松は痩せ地でも育ちますが、適切な肥料管理で美しく保てます。

冬に寒肥(有機肥料)を与える

成木は基本的に水やり不要

若木は乾燥を避け、夏場は補助的に水を与える

🪲病害虫対策

松はマツクイムシなどの害虫被害が多いため、注意が必要です。

マツクイムシによる枯死被害に注意

カイガラムシやハダニの発生を定期チェック

予防的な薬剤散布や剪定での風通し確保が効果的

よくあるトラブルと解決策

松で最も多いトラブルは「マツクイムシによる被害」です。松くい虫はカミキリムシの一種で、松の内部に侵入し、短期間で枯死させてしまう恐ろしい害虫です。発見が遅れると伐採せざるを得ない場合もあるため、定期的な薬剤注入や樹幹注入が効果的です。

また、剪定を怠ると枝が混み合い、風通しが悪くなり、病害虫の温床となります。
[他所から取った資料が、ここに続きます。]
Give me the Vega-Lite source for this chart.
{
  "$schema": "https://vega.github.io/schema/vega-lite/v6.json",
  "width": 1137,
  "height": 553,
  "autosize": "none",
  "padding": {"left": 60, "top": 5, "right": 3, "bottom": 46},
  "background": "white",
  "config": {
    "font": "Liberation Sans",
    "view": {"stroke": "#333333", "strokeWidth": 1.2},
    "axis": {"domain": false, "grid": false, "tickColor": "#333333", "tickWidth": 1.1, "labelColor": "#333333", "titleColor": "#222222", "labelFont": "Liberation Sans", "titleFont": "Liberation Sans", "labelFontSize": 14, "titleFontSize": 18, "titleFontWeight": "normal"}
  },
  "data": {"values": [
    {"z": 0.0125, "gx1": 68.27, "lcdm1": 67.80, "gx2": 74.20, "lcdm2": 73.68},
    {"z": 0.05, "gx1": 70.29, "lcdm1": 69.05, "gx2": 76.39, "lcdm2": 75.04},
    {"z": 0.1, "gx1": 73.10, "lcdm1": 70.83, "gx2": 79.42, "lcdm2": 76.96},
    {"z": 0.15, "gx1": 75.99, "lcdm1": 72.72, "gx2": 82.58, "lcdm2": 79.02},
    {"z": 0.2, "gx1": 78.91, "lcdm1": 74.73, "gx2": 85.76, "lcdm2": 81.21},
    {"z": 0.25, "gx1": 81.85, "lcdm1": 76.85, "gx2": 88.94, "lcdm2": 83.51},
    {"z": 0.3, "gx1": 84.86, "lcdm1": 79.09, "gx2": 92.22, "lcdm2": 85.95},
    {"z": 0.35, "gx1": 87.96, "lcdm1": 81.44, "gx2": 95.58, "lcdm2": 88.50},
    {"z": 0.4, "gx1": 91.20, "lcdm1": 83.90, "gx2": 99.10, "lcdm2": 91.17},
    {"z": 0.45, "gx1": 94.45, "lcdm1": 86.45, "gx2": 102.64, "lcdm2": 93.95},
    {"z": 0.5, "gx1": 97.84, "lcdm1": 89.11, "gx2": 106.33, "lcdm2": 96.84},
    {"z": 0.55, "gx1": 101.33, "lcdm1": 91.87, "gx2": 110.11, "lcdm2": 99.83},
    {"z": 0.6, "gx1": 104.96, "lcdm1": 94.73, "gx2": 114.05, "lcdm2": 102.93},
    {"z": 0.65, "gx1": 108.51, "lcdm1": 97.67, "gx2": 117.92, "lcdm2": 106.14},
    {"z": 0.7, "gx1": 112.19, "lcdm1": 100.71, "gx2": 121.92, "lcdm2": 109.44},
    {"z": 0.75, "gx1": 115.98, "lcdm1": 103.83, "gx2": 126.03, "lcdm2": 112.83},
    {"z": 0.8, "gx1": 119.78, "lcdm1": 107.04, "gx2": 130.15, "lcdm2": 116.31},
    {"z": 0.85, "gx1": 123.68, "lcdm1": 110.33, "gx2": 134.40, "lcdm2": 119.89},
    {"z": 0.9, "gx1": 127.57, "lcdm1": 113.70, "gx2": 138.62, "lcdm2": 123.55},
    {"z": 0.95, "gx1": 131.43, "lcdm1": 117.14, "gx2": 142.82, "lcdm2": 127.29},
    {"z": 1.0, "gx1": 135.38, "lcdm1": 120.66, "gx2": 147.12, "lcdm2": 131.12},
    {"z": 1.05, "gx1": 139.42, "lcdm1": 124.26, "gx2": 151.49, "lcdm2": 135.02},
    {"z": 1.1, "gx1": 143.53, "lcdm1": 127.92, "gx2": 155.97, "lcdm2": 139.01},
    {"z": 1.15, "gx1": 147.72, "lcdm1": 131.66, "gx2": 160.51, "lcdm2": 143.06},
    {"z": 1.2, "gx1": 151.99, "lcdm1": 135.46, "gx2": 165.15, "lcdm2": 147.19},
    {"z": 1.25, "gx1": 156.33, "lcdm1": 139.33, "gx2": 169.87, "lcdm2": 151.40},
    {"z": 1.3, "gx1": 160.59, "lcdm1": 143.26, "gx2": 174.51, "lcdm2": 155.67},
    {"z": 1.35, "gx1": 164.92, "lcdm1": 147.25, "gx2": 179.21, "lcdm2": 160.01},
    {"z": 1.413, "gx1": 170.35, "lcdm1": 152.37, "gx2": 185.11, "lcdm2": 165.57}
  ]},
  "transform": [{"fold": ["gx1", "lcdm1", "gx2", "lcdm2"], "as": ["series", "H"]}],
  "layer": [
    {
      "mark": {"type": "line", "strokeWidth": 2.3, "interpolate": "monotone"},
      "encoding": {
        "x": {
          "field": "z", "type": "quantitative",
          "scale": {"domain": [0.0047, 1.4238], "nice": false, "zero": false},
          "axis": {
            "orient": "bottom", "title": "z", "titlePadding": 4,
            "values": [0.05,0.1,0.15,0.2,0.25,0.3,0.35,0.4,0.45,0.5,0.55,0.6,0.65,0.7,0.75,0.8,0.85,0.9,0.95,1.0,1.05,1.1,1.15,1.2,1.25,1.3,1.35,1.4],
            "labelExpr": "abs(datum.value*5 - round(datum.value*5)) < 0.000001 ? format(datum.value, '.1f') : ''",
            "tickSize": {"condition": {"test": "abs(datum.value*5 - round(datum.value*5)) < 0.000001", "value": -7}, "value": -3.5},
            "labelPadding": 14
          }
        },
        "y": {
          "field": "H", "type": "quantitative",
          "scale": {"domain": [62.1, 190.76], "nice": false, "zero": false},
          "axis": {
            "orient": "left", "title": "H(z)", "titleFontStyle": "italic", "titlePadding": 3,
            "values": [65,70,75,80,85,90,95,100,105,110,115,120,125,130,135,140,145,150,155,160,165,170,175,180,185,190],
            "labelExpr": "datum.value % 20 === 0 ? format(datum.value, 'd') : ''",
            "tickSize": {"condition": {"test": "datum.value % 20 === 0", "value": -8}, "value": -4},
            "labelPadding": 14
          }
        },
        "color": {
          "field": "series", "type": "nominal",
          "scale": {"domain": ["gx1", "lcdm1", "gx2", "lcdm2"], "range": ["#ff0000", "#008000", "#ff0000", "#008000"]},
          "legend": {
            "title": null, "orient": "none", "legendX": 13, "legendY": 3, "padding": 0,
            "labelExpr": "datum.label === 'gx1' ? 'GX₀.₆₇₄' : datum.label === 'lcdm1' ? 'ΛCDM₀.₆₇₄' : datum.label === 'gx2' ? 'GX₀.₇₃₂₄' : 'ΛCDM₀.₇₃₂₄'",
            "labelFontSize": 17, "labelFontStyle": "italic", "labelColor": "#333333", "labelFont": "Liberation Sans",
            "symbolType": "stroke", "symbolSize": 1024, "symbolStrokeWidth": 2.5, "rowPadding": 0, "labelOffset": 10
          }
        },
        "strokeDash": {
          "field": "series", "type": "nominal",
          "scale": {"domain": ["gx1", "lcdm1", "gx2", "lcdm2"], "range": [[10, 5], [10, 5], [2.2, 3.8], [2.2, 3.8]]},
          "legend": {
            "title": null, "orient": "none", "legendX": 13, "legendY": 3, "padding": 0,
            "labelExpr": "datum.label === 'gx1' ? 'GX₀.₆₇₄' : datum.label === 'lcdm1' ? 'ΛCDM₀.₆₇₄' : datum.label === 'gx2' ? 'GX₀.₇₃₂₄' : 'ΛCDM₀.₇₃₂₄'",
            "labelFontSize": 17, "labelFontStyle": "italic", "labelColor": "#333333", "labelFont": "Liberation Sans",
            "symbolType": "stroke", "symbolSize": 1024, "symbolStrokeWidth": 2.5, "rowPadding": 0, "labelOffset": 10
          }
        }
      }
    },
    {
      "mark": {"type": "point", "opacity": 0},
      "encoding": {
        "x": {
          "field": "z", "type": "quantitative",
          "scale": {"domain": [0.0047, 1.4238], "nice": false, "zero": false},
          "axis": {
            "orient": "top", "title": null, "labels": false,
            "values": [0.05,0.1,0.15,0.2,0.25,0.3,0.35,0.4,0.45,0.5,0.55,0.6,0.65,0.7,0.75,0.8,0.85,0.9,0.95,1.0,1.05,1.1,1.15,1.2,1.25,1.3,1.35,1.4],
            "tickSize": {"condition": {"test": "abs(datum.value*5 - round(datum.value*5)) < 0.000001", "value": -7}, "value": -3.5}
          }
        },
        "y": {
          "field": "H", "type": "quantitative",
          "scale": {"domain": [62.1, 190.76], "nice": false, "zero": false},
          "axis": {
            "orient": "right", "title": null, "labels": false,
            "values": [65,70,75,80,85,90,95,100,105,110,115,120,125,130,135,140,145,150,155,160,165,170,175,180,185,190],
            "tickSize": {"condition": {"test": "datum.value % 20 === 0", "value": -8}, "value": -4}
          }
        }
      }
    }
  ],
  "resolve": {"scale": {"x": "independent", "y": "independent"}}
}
特に放置された松は見た目が乱れ、美観を損なうだけでなく、害虫被害のリスクも高まります。これを防ぐには、毎年の「芽摘み」と「もみあげ」を習慣化することが大切です。

さらに、誤った剪定によるトラブルも少なくありません。強剪定を夏場に行ってしまうと、葉焼けや衰弱を招きます。松は一度弱ると回復に時間がかかるため、時期を守り、少しずつ整えることが安全です。もし自分での管理が難しい場合は、松の手入れに慣れた植木屋へ依頼するのが安心です。

まとめ

松を美しく健康に育てるためには、「芽摘み(春)」と「もみあげ(秋)」という季節ごとの管理が欠かせません。また、病害虫対策や肥料管理を行うことで、長寿命で美しい松を庭に保てます。

春は芽摘みで樹形と芽数を調整

秋はもみあげで古葉を整理し、翌年の芽吹きを促進

マツクイムシや病害虫対策は必須

松は日本の庭を象徴する存在であり、その風格は他の庭木では代えがたい魅力を持ちます。ただし、管理には専門的な知識と経験が必要なため、難しいと感じる場合は早めに専門業者に依頼しましょう。適切に手入れを続ければ、何十年、さらには百年以上も美しい姿を保ち続けることができます。